Companies, trade groups and universities who fear that many important discoveries may no longer qualify for patents are among a broad coalition urging the U.S. Supreme Court to review the cancellation of a patent on a less risky form of prenatal testing.
The justices are set to consider on Thursday whether to take the case involving biotechnology company Sequenom Inc’s patent, which was thrown out in 2013 during infringement litigation with rival Ariosa Diagnostics, a unit of Roche Holding AG.
Sequenom’s patent relates to a non-invasive test of a pregnant woman’s blood to detect fetal DNA, in order to screen for genetic abnormalities such as Down Syndrome. Doctors say such tests have dramatically reduced the need for invasive tests such as amniocentesis, which carry a small risk of miscarriage.
In June 2015, the U.S. Court of Appeals for the Federal Circuit in Washington, D.C., agreed with Sequenom that the patented method “revolutionized” prenatal care, but nonetheless upheld the cancellation of the patent, citing a Supreme Court precedent.
Some 40 different companies, lobbying organizations, research institutions and legal groups, including Microsoft Corp and Novartis AG, have submitted their views to the high court in 24 friend of the court briefs. All are backing Sequenom’s bid to have the justices hear the case, according to a Reuters review of the documents.
A representative for Sequenom could not immediately be reached on Wednesday. Ariosa’s attorney David Gindler declined to comment.
Sequenom’s MaterniT21 prenatal test competes with Ariosa’s Harmony test. Both companies are based in California.

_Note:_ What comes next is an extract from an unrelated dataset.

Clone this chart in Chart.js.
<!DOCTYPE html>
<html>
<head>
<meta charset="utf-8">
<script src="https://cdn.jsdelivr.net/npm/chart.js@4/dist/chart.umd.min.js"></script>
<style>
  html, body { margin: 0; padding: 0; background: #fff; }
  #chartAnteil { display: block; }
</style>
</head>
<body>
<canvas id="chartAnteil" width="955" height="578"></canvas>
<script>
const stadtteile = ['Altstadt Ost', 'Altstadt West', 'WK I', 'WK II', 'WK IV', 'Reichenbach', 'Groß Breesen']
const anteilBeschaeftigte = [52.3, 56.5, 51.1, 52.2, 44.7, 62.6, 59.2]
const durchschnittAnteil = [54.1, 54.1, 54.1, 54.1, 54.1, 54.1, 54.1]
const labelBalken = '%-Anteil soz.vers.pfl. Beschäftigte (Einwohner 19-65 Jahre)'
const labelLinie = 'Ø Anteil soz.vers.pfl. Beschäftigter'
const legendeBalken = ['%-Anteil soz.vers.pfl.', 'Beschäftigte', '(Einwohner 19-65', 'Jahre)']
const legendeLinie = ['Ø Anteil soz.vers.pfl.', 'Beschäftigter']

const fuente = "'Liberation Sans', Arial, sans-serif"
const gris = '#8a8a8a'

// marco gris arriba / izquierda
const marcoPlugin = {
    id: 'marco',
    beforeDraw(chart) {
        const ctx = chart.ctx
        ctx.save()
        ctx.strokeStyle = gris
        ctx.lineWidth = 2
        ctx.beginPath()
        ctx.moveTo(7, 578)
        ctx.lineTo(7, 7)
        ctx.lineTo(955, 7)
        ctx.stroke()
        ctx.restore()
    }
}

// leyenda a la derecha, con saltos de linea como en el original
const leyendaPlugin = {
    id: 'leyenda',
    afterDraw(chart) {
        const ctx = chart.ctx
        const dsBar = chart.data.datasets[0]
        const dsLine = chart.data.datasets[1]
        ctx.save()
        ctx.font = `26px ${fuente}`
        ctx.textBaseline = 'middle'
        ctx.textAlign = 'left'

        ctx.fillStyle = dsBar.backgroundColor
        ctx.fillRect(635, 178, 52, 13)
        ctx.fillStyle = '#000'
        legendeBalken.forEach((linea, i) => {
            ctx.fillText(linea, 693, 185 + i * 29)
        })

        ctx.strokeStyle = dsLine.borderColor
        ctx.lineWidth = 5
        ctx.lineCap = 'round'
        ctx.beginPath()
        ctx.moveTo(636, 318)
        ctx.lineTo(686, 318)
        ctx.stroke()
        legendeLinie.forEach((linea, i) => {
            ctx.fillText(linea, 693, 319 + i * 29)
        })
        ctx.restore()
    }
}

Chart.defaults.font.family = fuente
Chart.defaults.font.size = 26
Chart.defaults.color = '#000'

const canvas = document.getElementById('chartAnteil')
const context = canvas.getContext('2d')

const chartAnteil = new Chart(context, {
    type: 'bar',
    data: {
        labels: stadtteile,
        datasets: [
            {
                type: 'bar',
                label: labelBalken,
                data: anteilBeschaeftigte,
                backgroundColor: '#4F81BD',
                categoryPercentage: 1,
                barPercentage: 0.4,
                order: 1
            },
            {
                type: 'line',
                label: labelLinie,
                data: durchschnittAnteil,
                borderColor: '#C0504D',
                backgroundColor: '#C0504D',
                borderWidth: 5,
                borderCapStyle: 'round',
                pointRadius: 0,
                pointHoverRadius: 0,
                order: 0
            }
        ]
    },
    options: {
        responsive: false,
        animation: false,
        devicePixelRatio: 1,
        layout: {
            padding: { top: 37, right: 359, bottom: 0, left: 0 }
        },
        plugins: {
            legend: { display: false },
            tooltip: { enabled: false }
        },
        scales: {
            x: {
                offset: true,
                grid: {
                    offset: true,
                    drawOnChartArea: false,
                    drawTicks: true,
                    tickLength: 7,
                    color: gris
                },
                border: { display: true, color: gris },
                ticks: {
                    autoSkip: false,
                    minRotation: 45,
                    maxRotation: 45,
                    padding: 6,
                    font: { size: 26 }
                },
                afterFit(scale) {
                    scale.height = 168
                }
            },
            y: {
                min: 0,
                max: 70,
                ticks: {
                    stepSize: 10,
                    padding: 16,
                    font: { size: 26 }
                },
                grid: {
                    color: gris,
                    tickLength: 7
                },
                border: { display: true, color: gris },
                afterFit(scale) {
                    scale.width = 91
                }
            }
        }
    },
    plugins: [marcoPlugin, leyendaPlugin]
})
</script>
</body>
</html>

After the Federal Circuit said Sequenom’s patent violated a rule against patenting natural phenomena, Sequenom asked the high court to clarify its 2012 precedent, Mayo v. Prometheus, saying it should not bar patents on applications of a newly discovered phenomenon.
The company warned that investment in research could dry up if patents continue to be invalidated.
Roche told the court not to hear the case, saying the precedent should not be overturned.
Microsoft said the case also has implications for computer-related patents, which are being “routinely invalidated” by federal courts.
Jeffrey Lewis, a patent attorney with the Fried Frank firm in New York, said the court will likely hear the case to sort out the law. “I think there is enough public interest that it will have the court’s attention,” he said.
The case is Sequenom, Inc v. Ariosa Diagnostics, Inc et al, in the Supreme Court of the United States, No. 15-1182.